• TASK PROMPT:
Images are not part of the copy; write out the rest of the data exactly as given.

------ PROVIDED DATA

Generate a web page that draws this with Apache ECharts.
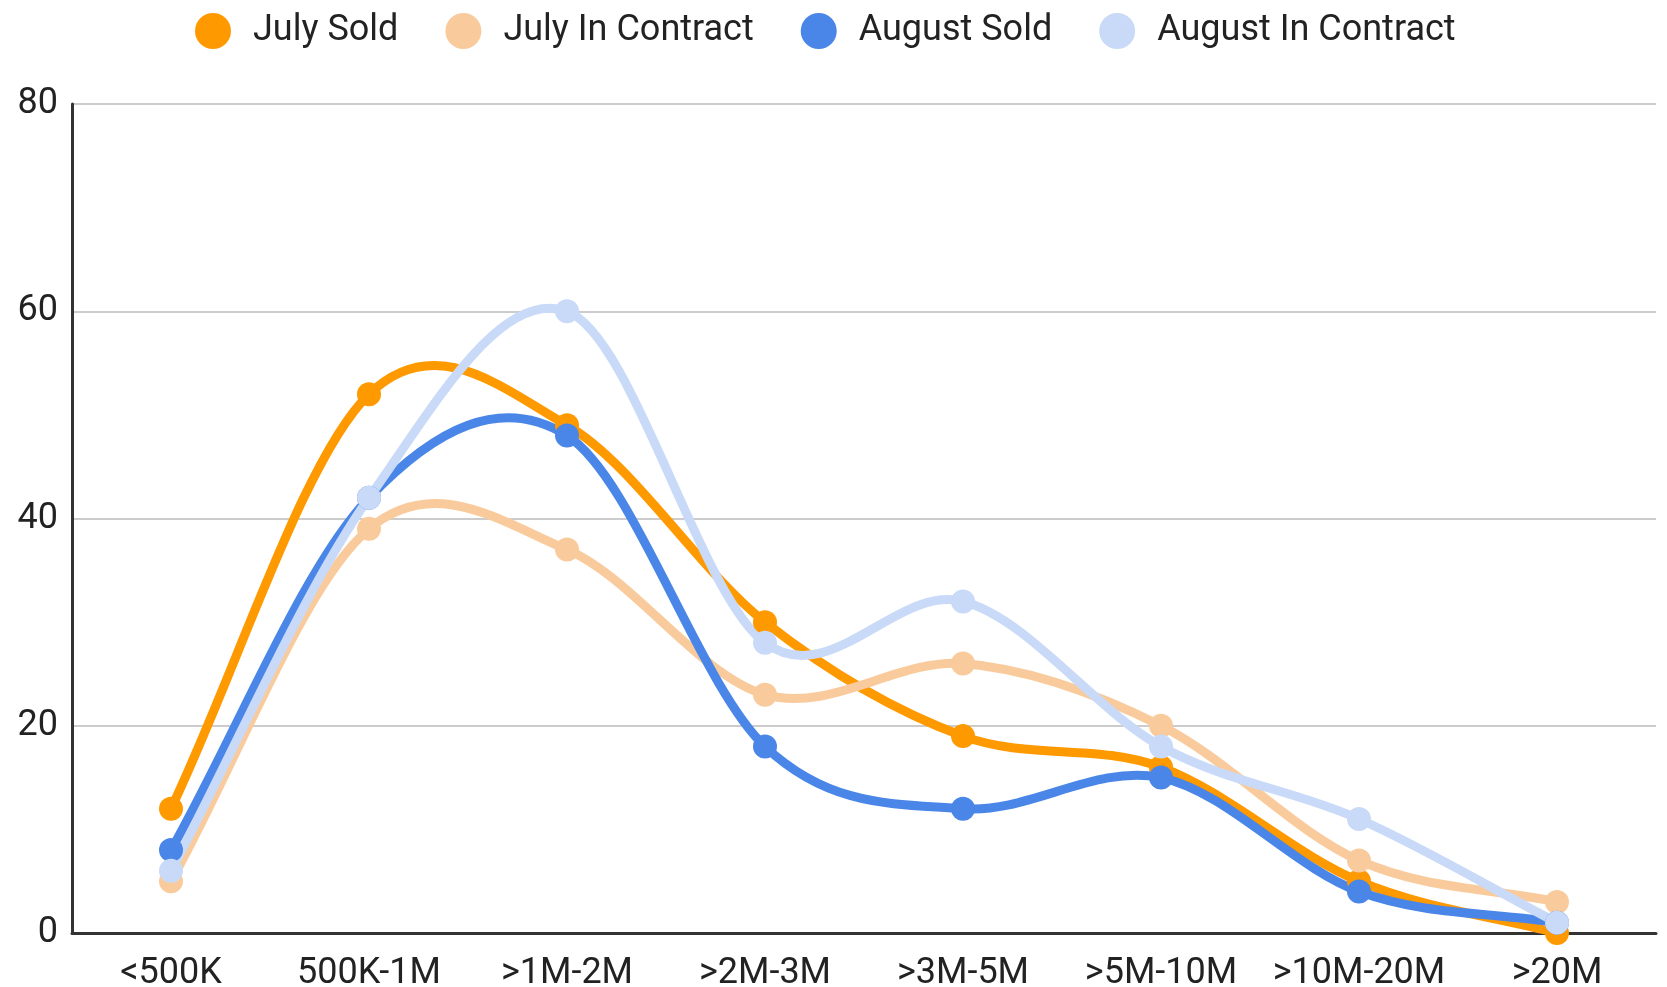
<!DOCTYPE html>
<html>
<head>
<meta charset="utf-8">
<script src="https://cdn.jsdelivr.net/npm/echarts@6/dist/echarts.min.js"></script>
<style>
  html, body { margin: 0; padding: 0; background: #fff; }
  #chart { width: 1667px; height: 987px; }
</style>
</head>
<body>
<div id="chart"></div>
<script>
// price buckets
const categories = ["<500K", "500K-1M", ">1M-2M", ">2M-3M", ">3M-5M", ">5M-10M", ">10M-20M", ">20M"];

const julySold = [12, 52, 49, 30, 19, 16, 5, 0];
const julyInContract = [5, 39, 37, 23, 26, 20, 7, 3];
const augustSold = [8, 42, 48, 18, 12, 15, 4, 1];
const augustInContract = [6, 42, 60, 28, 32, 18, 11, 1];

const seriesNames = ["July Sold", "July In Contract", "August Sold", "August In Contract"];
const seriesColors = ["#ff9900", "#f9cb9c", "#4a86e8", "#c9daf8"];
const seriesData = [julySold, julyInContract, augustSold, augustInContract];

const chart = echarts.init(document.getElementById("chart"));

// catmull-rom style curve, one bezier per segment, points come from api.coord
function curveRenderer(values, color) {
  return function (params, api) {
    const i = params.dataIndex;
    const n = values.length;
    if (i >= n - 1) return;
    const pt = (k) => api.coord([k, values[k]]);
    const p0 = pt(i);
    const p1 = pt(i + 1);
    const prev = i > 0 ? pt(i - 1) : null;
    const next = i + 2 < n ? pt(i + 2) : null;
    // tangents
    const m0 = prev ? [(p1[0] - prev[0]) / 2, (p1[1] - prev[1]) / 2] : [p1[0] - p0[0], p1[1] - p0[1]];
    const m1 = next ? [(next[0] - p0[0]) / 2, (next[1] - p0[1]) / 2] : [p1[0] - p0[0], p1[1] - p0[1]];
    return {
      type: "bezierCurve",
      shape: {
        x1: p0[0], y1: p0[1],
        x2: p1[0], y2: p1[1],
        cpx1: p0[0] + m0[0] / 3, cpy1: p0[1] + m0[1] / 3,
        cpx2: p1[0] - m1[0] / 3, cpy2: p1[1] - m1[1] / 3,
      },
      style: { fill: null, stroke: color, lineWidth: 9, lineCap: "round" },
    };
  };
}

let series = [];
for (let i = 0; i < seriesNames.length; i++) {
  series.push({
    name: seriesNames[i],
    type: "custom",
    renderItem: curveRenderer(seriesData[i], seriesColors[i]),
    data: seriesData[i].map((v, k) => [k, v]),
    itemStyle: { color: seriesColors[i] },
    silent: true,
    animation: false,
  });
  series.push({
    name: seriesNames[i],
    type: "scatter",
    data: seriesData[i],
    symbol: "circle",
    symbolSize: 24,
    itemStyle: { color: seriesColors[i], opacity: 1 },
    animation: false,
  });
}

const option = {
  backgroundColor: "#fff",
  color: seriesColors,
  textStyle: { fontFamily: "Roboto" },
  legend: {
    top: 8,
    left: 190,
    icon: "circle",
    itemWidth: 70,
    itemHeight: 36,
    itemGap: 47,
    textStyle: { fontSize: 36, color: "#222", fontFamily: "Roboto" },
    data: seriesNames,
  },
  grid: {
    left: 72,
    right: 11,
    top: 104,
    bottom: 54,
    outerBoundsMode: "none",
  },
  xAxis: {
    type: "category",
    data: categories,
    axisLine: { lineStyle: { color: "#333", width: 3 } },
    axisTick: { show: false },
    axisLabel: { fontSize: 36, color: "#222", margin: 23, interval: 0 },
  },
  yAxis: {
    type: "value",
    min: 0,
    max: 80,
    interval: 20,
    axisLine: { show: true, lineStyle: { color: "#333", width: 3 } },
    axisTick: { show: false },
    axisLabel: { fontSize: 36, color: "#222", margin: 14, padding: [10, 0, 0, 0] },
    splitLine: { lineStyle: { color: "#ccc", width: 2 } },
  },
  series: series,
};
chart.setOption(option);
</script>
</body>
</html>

------------

• IN RESPONSE:
Generate a web page that draws this with Apache ECharts.
<!DOCTYPE html>
<html>
<head>
<meta charset="utf-8">
<script src="https://cdn.jsdelivr.net/npm/echarts@6/dist/echarts.min.js"></script>
<style>
  html, body { margin: 0; padding: 0; background: #fff; }
  #chart { width: 1667px; height: 987px; }
</style>
</head>
<body>
<div id="chart"></div>
<script>
// price buckets
const categories = ["<500K", "500K-1M", ">1M-2M", ">2M-3M", ">3M-5M", ">5M-10M", ">10M-20M", ">20M"];

const julySold = [12, 52, 49, 30, 19, 16, 5, 0];
const julyInContract = [5, 39, 37, 23, 26, 20, 7, 3];
const augustSold = [8, 42, 48, 18, 12, 15, 4, 1];
const augustInContract = [6, 42, 60, 28, 32, 18, 11, 1];

const seriesNames = ["July Sold", "July In Contract", "August Sold", "August In Contract"];
const seriesColors = ["#ff9900", "#f9cb9c", "#4a86e8", "#c9daf8"];
const seriesData = [julySold, julyInContract, augustSold, augustInContract];

const chart = echarts.init(document.getElementById("chart"));

// catmull-rom style curve, one bezier per segment, points come from api.coord
function curveRenderer(values, color) {
  return function (params, api) {
    const i = params.dataIndex;
    const n = values.length;
    if (i >= n - 1) return;
    const pt = (k) => api.coord([k, values[k]]);
    const p0 = pt(i);
    const p1 = pt(i + 1);
    const prev = i > 0 ? pt(i - 1) : null;
    const next = i + 2 < n ? pt(i + 2) : null;
    // tangents
    const m0 = prev ? [(p1[0] - prev[0]) / 2, (p1[1] - prev[1]) / 2] : [p1[0] - p0[0], p1[1] - p0[1]];
    const m1 = next ? [(next[0] - p0[0]) / 2, (next[1] - p0[1]) / 2] : [p1[0] - p0[0], p1[1] - p0[1]];
    return {
      type: "bezierCurve",
      shape: {
        x1: p0[0], y1: p0[1],
        x2: p1[0], y2: p1[1],
        cpx1: p0[0] + m0[0] / 3, cpy1: p0[1] + m0[1] / 3,
        cpx2: p1[0] - m1[0] / 3, cpy2: p1[1] - m1[1] / 3,
      },
      style: { fill: null, stroke: color, lineWidth: 9, lineCap: "round" },
    };
  };
}

let series = [];
for (let i = 0; i < seriesNames.length; i++) {
  series.push({
    name: seriesNames[i],
    type: "custom",
    renderItem: curveRenderer(seriesData[i], seriesColors[i]),
    data: seriesData[i].map((v, k) => [k, v]),
    itemStyle: { color: seriesColors[i] },
    silent: true,
    animation: false,
  });
  series.push({
    name: seriesNames[i],
    type: "scatter",
    data: seriesData[i],
    symbol: "circle",
    symbolSize: 24,
    itemStyle: { color: seriesColors[i], opacity: 1 },
    animation: false,
  });
}

const option = {
  backgroundColor: "#fff",
  color: seriesColors,
  textStyle: { fontFamily: "Roboto" },
  legend: {
    top: 8,
    left: 190,
    icon: "circle",
    itemWidth: 70,
    itemHeight: 36,
    itemGap: 47,
    textStyle: { fontSize: 36, color: "#222", fontFamily: "Roboto" },
    data: seriesNames,
  },
  grid: {
    left: 72,
    right: 11,
    top: 104,
    bottom: 54,
    outerBoundsMode: "none",
  },
  xAxis: {
    type: "category",
    data: categories,
    axisLine: { lineStyle: { color: "#333", width: 3 } },
    axisTick: { show: false },
    axisLabel: { fontSize: 36, color: "#222", margin: 23, interval: 0 },
  },
  yAxis: {
    type: "value",
    min: 0,
    max: 80,
    interval: 20,
    axisLine: { show: true, lineStyle: { color: "#333", width: 3 } },
    axisTick: { show: false },
    axisLabel: { fontSize: 36, color: "#222", margin: 14, padding: [10, 0, 0, 0] },
    splitLine: { lineStyle: { color: "#ccc", width: 2 } },
  },
  series: series,
};
chart.setOption(option);
</script>
</body>
</html>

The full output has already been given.